Megan Dunn has been elected president of the National Union of Students, and has promised to ensure that the organisation “finally delivers” on its values.
The 24-year-old, who has spent the last year as vice-president for higher education, defeated “revolutionary socialist” Beth Redmond at the NUS annual conference by 413 votes to 202. She will succeed Toni Pearce later this year.
Ms Dunn, a former president of Aberdeen University Students’ Association, stood as an independent but was expected to gain the support of the powerful Labour Students group.
Addressing the conference in Liverpool on 22 April, Ms Dunn said that she would fight for free higher education and promised action against what she described as a cost of living crisis facing students.
Whatever government is in power after next month’s election, it “won’t be easy”, she said, so “we have to be ready to stand up alongside each other and say enough is enough”.
But she argued that action could not only be taken in the streets. It also needed to happen in union meetings, in university boardrooms and in parliament, she said.
“Now is not the time for talking some more but time to decide what we are going to do about it,” Ms Dunn said. “We will all be standing outside in the cold talking about the issues, debating our values, all while the government carries on cutting.”
To achieve change, the NUS has to change, Ms Dunn argued. She said she wanted to put greater emphasis on supporting campus unions, and on transforming the national movement to support the work that they do.
The work of sports clubs on campus could be “just as empowering” as a protest occupation, she said.
She added: “This stage, this conference, this national union has to stop being a battleground and start being our frontline…Sometimes making change involves shouting from the rooftops but sometimes we need to just get down off our soapboxes and do the work.”

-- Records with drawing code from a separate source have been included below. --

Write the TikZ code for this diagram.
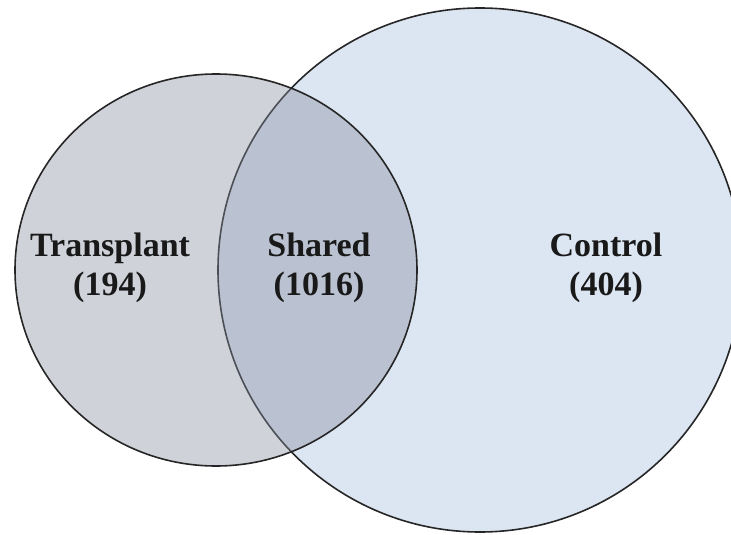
\documentclass[tikz,border=0pt]{standalone}
\usepackage{fontspec}
\setmainfont{Liberation Serif}
\definecolor{ctrlfill}{RGB}{220,230,242}
\definecolor{tranfill}{RGB}{135,142,160}
\begin{document}
\begin{tikzpicture}[x=1pt, y=-1pt,
    setring/.style={line width=1.6pt, draw=black!85},
    setname/.style={align=center, inner sep=0,
      font=\fontsize{34}{39}\selectfont\bfseries, text=black!90}]
  \useasboundingbox (0,0) rectangle (731,535);
  \clip (0,0) rectangle (731,535);

  % Control set
  \draw[setring, fill=ctrlfill] (480,270) circle[radius=262];
  % Transplant set, see-through so the overlap comes out darker
  \draw[setring, fill=tranfill, fill opacity=0.4] (216,270) ellipse[x radius=201, y radius=196];

  % Set labels
  \node[setname] (transplant) at (110,268) {Transplant\\(194)};
  \node[setname] (shared) at (319,268) {Shared\\(1016)};
  \node[setname] (control) at (606,268) {Control\\(404)};
\end{tikzpicture}
\end{document}
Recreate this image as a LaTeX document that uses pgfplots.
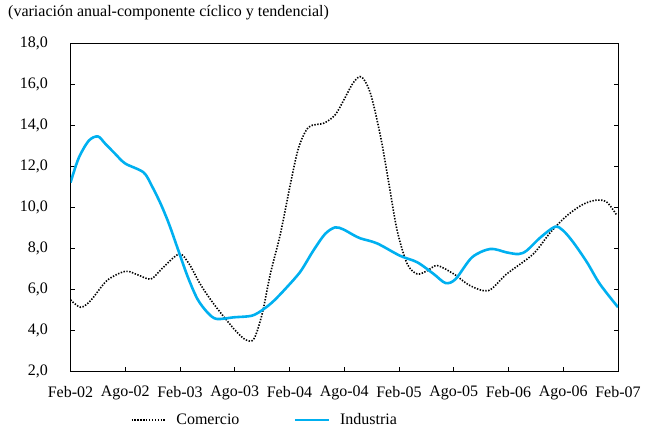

This contrasted with the approach of Ms Redmond, who was backed by the National Campaign Against Fees and Cuts.
Ms Redmond, 22, voiced her support for occupation movements at universities around the country, and said she wanted an NUS that fought for an end to austerity rather than one that “sleepwalks while attacks are raining down”. She accused the NUS of “sabotaging” a march for free education held last year.
Leon French, a Conservative Party member and music student at the University of Hull, pulled out of the contest prior to the election, claiming that the NUS was “pretty much a front” for the Labour movement.
He said that the “Liar Liar” advertising campaign aimed at unseating 38 MPs who broke a pledge made before the last election to oppose tuition fee rises demonstrated that there was “no point” trying to win votes when “they’ve already decided”. Nearly all of the MPs who were targeted were Liberal Democrats.
Also at the conference, Sorana Vieru, currently the postgraduate education officer at the University of Bristol Students’ Union, was elected NUS vice-president for higher education.
She defeated Labour-backed Poppy Wilkinson, the president of the University of Birmingham’s Guild of Students, and Hattie Craig, a veteran of three campus occupations at Birmingham.
Ms Vieru, a former Birmingham student herself, had urged delegates to elect a Romanian immigrant “just to wind up Nigel Farage”. But she also made support for “marginalised” groups such as women and ethnic minorities a centrepiece of her pitch.
Shelly Asquith, president of University of the Arts London Students’ Union, was elected vice-president for welfare, defeating Cat Turhan, president of Warwick Students’ Union.
Motions were passed to condemn the record of the coalition government, to support free education and abolition of student debt and to call for postgraduate loans to be available to students of all ages, not just under-30s as planned.